If there's a crucial role in this landscape, it belongs to Christopher Robin - the compassionate connector who understands the value of each character, the one who can translate and mediate, who can create safety for multiple perspectives to emerge. Between each other and within ourselves.


This understanding and bridge building isn't about false equivalence, or even a balance of voices. Not every perspective deserves equal weight, but every perspective deserves recognition. The climate denier's Tigger, bouncing away from uncomfortable truth, does not carry the same moral or factual authority as the scientist's Owl. But both can be heard, understood, held with a fundamental human dignity. You may have been there yourself once. You may even visit those same feelings or responses frequently within yourself.
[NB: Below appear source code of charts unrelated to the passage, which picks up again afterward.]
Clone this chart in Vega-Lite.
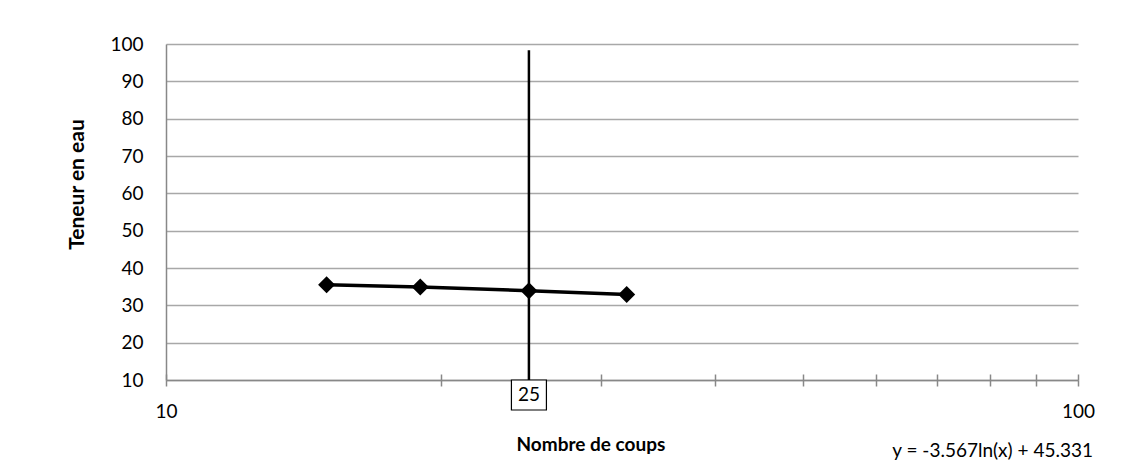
{
  "$schema": "https://vega.github.io/schema/vega-lite/v6.json",
  "width": 912,
  "height": 336,
  "autosize": {"type": "none"},
  "padding": {"left": 166, "top": 44, "right": 45, "bottom": 81},
  "background": "white",
  "config": {
    "font": "Lato",
    "view": {"stroke": null},
    "axis": {"labelColor": "black", "titleColor": "black"}
  },
  "datasets": {
    "essais": [
      {"coups": 15, "teneur": 35.5},
      {"coups": 19, "teneur": 34.9},
      {"coups": 25, "teneur": 33.9},
      {"coups": 32, "teneur": 32.9}
    ],
    "repere": [
      {"coups": 25, "teneur": 10, "haut": 98.3, "etiquette": "25"}
    ],
    "equation": [
      {"coups": 100, "teneur": 10, "texte": "y = -3.567ln(x) + 45.331"}
    ]
  },
  "encoding": {
    "y": {
      "field": "teneur",
      "type": "quantitative",
      "scale": {"domain": [10, 100], "nice": false, "zero": false},
      "axis": {
        "values": [10, 20, 30, 40, 50, 60, 70, 80, 90, 100],
        "labelOverlap": false,
        "grid": true,
        "gridColor": "#a8a8a8",
        "gridWidth": 1.5,
        "ticks": false,
        "tickSize": 0,
        "domainColor": "#888888",
        "domainWidth": 1.5,
        "labelFontSize": 19,
        "labelPadding": 23,
        "labelBaseline": "middle",
        "title": "Teneur en eau",
        "titleFontSize": 21,
        "titleFontWeight": "bold",
        "titleAngle": 270,
        "titleAlign": "center",
        "titleBaseline": "middle",
        "titleX": -89,
        "titleY": 140
      }
    }
  },
  "resolve": {"axis": {"x": "independent"}},
  "layer": [
    {
      "data": {"name": "essais"},
      "mark": {"type": "line", "color": "black", "strokeWidth": 3.5},
      "encoding": {
        "x": {
          "field": "coups",
          "type": "quantitative",
          "scale": {"type": "log", "domain": [10, 100], "nice": false},
          "axis": {
            "orient": "bottom",
            "values": [10, 20, 30, 40, 50, 60, 70, 80, 90, 100],
            "labelExpr": "datum.value == 10 || datum.value == 100 ? format(datum.value, 'd') : ''",
            "grid": false,
            "domainColor": "#888888",
            "domainWidth": 1.5,
            "tickColor": "#888888",
            "tickWidth": 1.5,
            "tickSize": 6,
            "labelFontSize": 19,
            "labelBaseline": "alphabetic",
            "labelPadding": 31,
            "labelFlush": false,
            "labelOverlap": false,
            "title": "Nombre de coups",
            "titleFontSize": 19,
            "titleFontWeight": "bold",
            "titleAnchor": "start",
            "titleAlign": "left",
            "titleBaseline": "alphabetic",
            "titleX": 350,
            "titleY": 70
          }
        }
      }
    },
    {
      "data": {"name": "essais"},
      "mark": {"type": "point", "shape": "diamond", "filled": true, "color": "black", "opacity": 1, "size": 289},
      "encoding": {
        "x": {"field": "coups", "type": "quantitative", "axis": null}
      }
    },
    {
      "data": {"name": "repere"},
      "mark": {"type": "rule", "color": "black", "strokeWidth": 2.5},
      "encoding": {
        "x": {
          "field": "coups",
          "type": "quantitative",
          "axis": {
            "orient": "top",
            "offset": -336,
            "values": [10, 20, 30, 40, 50, 60, 70, 80, 90, 100],
            "labels": false,
            "domain": false,
            "grid": false,
            "tickColor": "#888888",
            "tickWidth": 1.5,
            "tickSize": 6,
            "title": null
          }
        },
        "y2": {"field": "haut"}
      }
    },
    {
      "data": {"name": "repere"},
      "mark": {
        "type": "point",
        "shape": "M-1,-0.857L1,-0.857L1,0.857L-1,0.857Z",
        "size": 1225,
        "filled": false,
        "fill": "white",
        "stroke": "black",
        "strokeWidth": 1.2,
        "opacity": 1,
        "yOffset": 15
      },
      "encoding": {
        "x": {"field": "coups", "type": "quantitative", "axis": null}
      }
    },
    {
      "data": {"name": "repere"},
      "mark": {"type": "text", "fontSize": 19, "color": "black", "align": "center", "baseline": "middle", "yOffset": 15},
      "encoding": {
        "x": {"field": "coups", "type": "quantitative", "axis": null},
        "text": {"field": "etiquette"}
      }
    },
    {
      "data": {"name": "equation"},
      "mark": {"type": "text", "fontSize": 19, "color": "black", "align": "right", "baseline": "alphabetic", "dx": 15, "dy": 77},
      "encoding": {
        "x": {"field": "coups", "type": "quantitative", "axis": null},
        "text": {"field": "texte"}
      }
    }
  ]
}
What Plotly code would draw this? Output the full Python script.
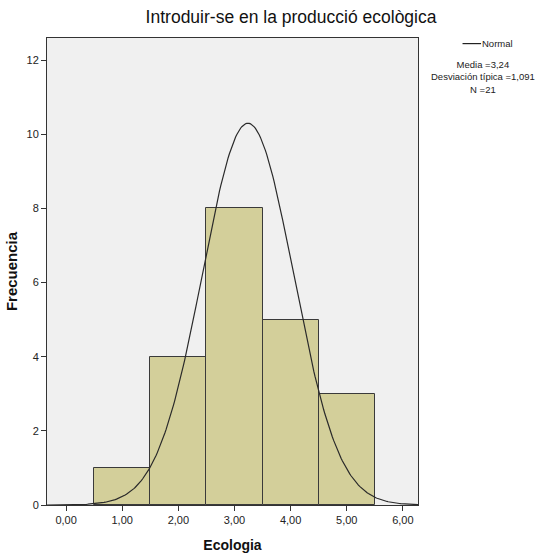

Give the same understanding to the process in others.


The Picnic of Mutual Understanding

Imagine our conversations about climate as a picnic in the Hundred Acre Wood. Each character brings their unique offering: Eeyore's grief, Rabbit's urgency, Pooh's acceptance, Piglet's fear. The magic happens not when we try to eliminate these perspectives, but when we create enough safety for them to coexist, to learn from each other, to live with and understand one another.


In the grand scheme of what we are facing, none of these characters are a threat to you. And when we are truly heard—when our internal characters feel seen and acknowledged—something remarkable occurs. Panic softens. Denial becomes curiosity. Anger quiets to listen. Grief transforms into connection.


Oh, Pooh, It Takes Practice

On my journey into the reality of collapse, I continue to encounter the voices of our friends from the Hundred Acre Wood—voices that play out not just within me, but in the world around us.


I still hear panicked Piglet in the anxious conversations of friends and strangers. I hear Eeyore's "What's the point?" My activist Rabbit is also in the hearts of community organizers desperately seeking solutions. Owl scientists meticulously tracking our trajectory. Kanga's regret and protectiveness. Roo's innocent curiosity is still alive in young people facing an uncertain future. And Tigger remains relentlessly distracted—our collective attempts to avoid hard truths.


And then there is Pooh Bear. The rarest of characters. A breath of fresh air in a world of heightened complexity. A calm in the storm.


Pooh's unattachment isn't indifference. It's a profound way of caring—deeply present, yet not consumed by the truths he encounters. He practices mindfulness that allows him to acknowledge suffering without being overwhelmed, finding genuine joy despite experiencing genuine pain.


While other characters represent different responses to crisis, Pooh offers a different path. Not escape, but presence. Not denial, but acceptance. Not looking to fix, but to see.


Pooh doesn't have complicated answers. His wisdom is elegant in its simplicity: "Everything's going to be okay." It's not a dismissal. It is a radical act of love.


In a world of constant rumblings and anxieties, Pooh is who I want in the spotlight—calm, caring, fundamentally present.


Embracing Our Collective Complexity

Containing multitudes doesn’t mean we are broken into pieces. We are human. A complex sum of our parts. Capable of holding seemingly contradictory, often complimentary, emotional landscapes simultaneously.


Our challenge (like we need another one) is not to resolve these internal and external tensions, but to develop the compassionate awareness that can hold them. To recognize that our internal Hundred Acre Wood is not a problem to be solved, but a living, breathing ecosystem to be understood. Maybe we can see that place less as a challenge and more as an adventure, like our little friends in the story.


In the face of ecological collapse, this might be our most profound act of resistance: to remain fully, vulnerably human at the same time. To listen. To witness. To hold space for the intricate emotional topography within ourselves and each other. To allow each part of you to be heard, respected and understood.


Recognize the complexities of those you encounter. And listen to the world inside you. It’s trying to make sense of this mess we're in. It's trying to take care of you.